The Pearson family of ergodic diffusions with a quadratic diffusion coefficient and a linear force is characterized by explicit dynamics of their integer moments and by explicit relaxation of spectral properties towards their steady state. Besides the Ornstein–Uhlenbeck process with a Gaussian steady state, other representative examples of the Pearson family are the square root or the Cox–Ingersoll–Ross process converging towards the gamma distribution, the Jacobi process converging towards the beta distribution, the reciprocal gamma process (corresponding to an exponential functional of the Brownian motion) that converges towards the inverse-gamma distribution, the Fisher–Snedecor process and the Student process. The last three steady states display heavy tails. The goal of the present paper is to analyze the large deviation properties of these various diffusion processes in a unified framework.
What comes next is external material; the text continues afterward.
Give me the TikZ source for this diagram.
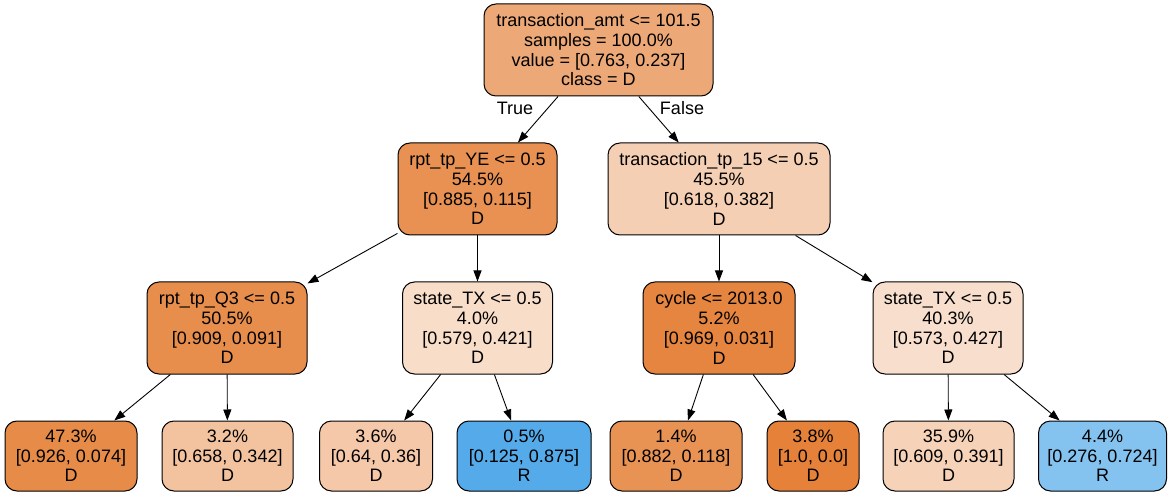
\documentclass[tikz,border=0pt]{standalone}
\usepackage{fontspec}
\setmainfont{Liberation Sans}
\usetikzlibrary{arrows.meta}
\definecolor{Dor}{RGB}{229,129,57}
\definecolor{Rbl}{RGB}{57,157,229}
\begin{document}
\begin{tikzpicture}[x=1pt,y=-1pt,
  tnode/.style={draw=black, line width=1pt, rounded corners=12pt, inner sep=0pt,
    align=center, font=\fontsize{18}{19.7}\selectfont},
  lbl/.style={inner sep=0pt, font=\fontsize{18}{19.7}\selectfont},
  conn/.style={-{Triangle[length=11pt,width=8pt]}, line width=0.9pt}]
\useasboundingbox (0,0) rectangle (1176,497);
% level 0
\node[tnode, fill=Dor!68.9!white, minimum width=229pt, minimum height=92pt] (root) at (598.5,50)
  {transaction\_amt <= 101.5\\samples = 100.0\%\\value = [0.763, 0.237]\\class = D};
% level 1
\node[tnode, fill=Dor!87!white, minimum width=159pt, minimum height=92pt] (ye) at (477.5,189)
  {rpt\_tp\_YE <= 0.5\\54.5\%\\{[0.885, 0.115]}\\D};
\node[tnode, fill=Dor!38.2!white, minimum width=222pt, minimum height=92pt] (tp) at (719,189)
  {transaction\_tp\_15 <= 0.5\\45.5\%\\{[0.618, 0.382]}\\D};
% level 2
\node[tnode, fill=Dor!90!white, minimum width=160pt, minimum height=92pt] (q3) at (227,328)
  {rpt\_tp\_Q3 <= 0.5\\50.5\%\\{[0.909, 0.091]}\\D};
\node[tnode, fill=Dor!27.3!white, minimum width=150pt, minimum height=92pt] (stl) at (477.5,328)
  {state\_TX <= 0.5\\4.0\%\\{[0.579, 0.421]}\\D};
\node[tnode, fill=Dor!96.8!white, minimum width=152pt, minimum height=92pt] (cyc) at (719,328)
  {cycle <= 2013.0\\5.2\%\\{[0.969, 0.031]}\\D};
\node[tnode, fill=Dor!25.5!white, minimum width=150pt, minimum height=92pt] (str) at (948,328)
  {state\_TX <= 0.5\\40.3\%\\{[0.573, 0.427]}\\D};
% leaves
\node[tnode, fill=Dor!92!white, minimum width=132pt, minimum height=70pt] (l1) at (71,456)
  {47.3\%\\{[0.926, 0.074]}\\D};
\node[tnode, fill=Dor!48!white, minimum width=131pt, minimum height=70pt] (l2) at (227.5,456)
  {3.2\%\\{[0.658, 0.342]}\\D};
\node[tnode, fill=Dor!43.75!white, minimum width=113pt, minimum height=70pt] (l3) at (376,456)
  {3.6\%\\{[0.64, 0.36]}\\D};
\node[tnode, fill=Rbl!85.7!white, minimum width=134pt, minimum height=70pt] (l4) at (524,456)
  {0.5\%\\{[0.125, 0.875]}\\R};
\node[tnode, fill=Dor!86.6!white, minimum width=132pt, minimum height=70pt] (l5) at (676,456)
  {1.4\%\\{[0.882, 0.118]}\\D};
\node[tnode, fill=Dor, minimum width=92pt, minimum height=70pt] (l6) at (813,456)
  {3.8\%\\{[1.0, 0.0]}\\D};
\node[tnode, fill=Dor!35.8!white, minimum width=131pt, minimum height=70pt] (l7) at (948.5,456)
  {35.9\%\\{[0.609, 0.391]}\\D};
\node[tnode, fill=Rbl!61.9!white, minimum width=128pt, minimum height=70pt] (l8) at (1102.5,456)
  {4.4\%\\{[0.276, 0.724]}\\R};
% edge labels
\node[lbl] (ltrue) at (515,108) {True};
\node[lbl] (lfalse) at (682,108) {False};
% connectors
\draw[conn] (root) -- (ye);
\draw[conn] (root) -- (tp);
\draw[conn] (ye) -- (q3);
\draw[conn] (ye) -- (stl);
\draw[conn] (tp) -- (cyc);
\draw[conn] (tp) -- (str);
\draw[conn] (q3) -- (l1);
\draw[conn] (q3) -- (l2);
\draw[conn] (stl) -- (l3);
\draw[conn] (stl) -- (l4);
\draw[conn] (cyc) -- (l5);
\draw[conn] (cyc) -- (l6);
\draw[conn] (str) -- (l7);
\draw[conn] (str) -- (l8);
\end{tikzpicture}
\end{document}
We first consider level 1 concerning time-averaged observables over a large time window T. We write the first rescaled cumulants for generic observables and identify specific observables whose large deviations can be explicitly computed from the dominant eigenvalue of the appropriate deformed generator. The explicit large deviations at level 2 concerning the time-averaged density are then used to analyze the statistical inference of model parameters from data on a very long stochastic trajectory in order to obtain the explicit rate function for the two inferred parameters of the Pearson linear force.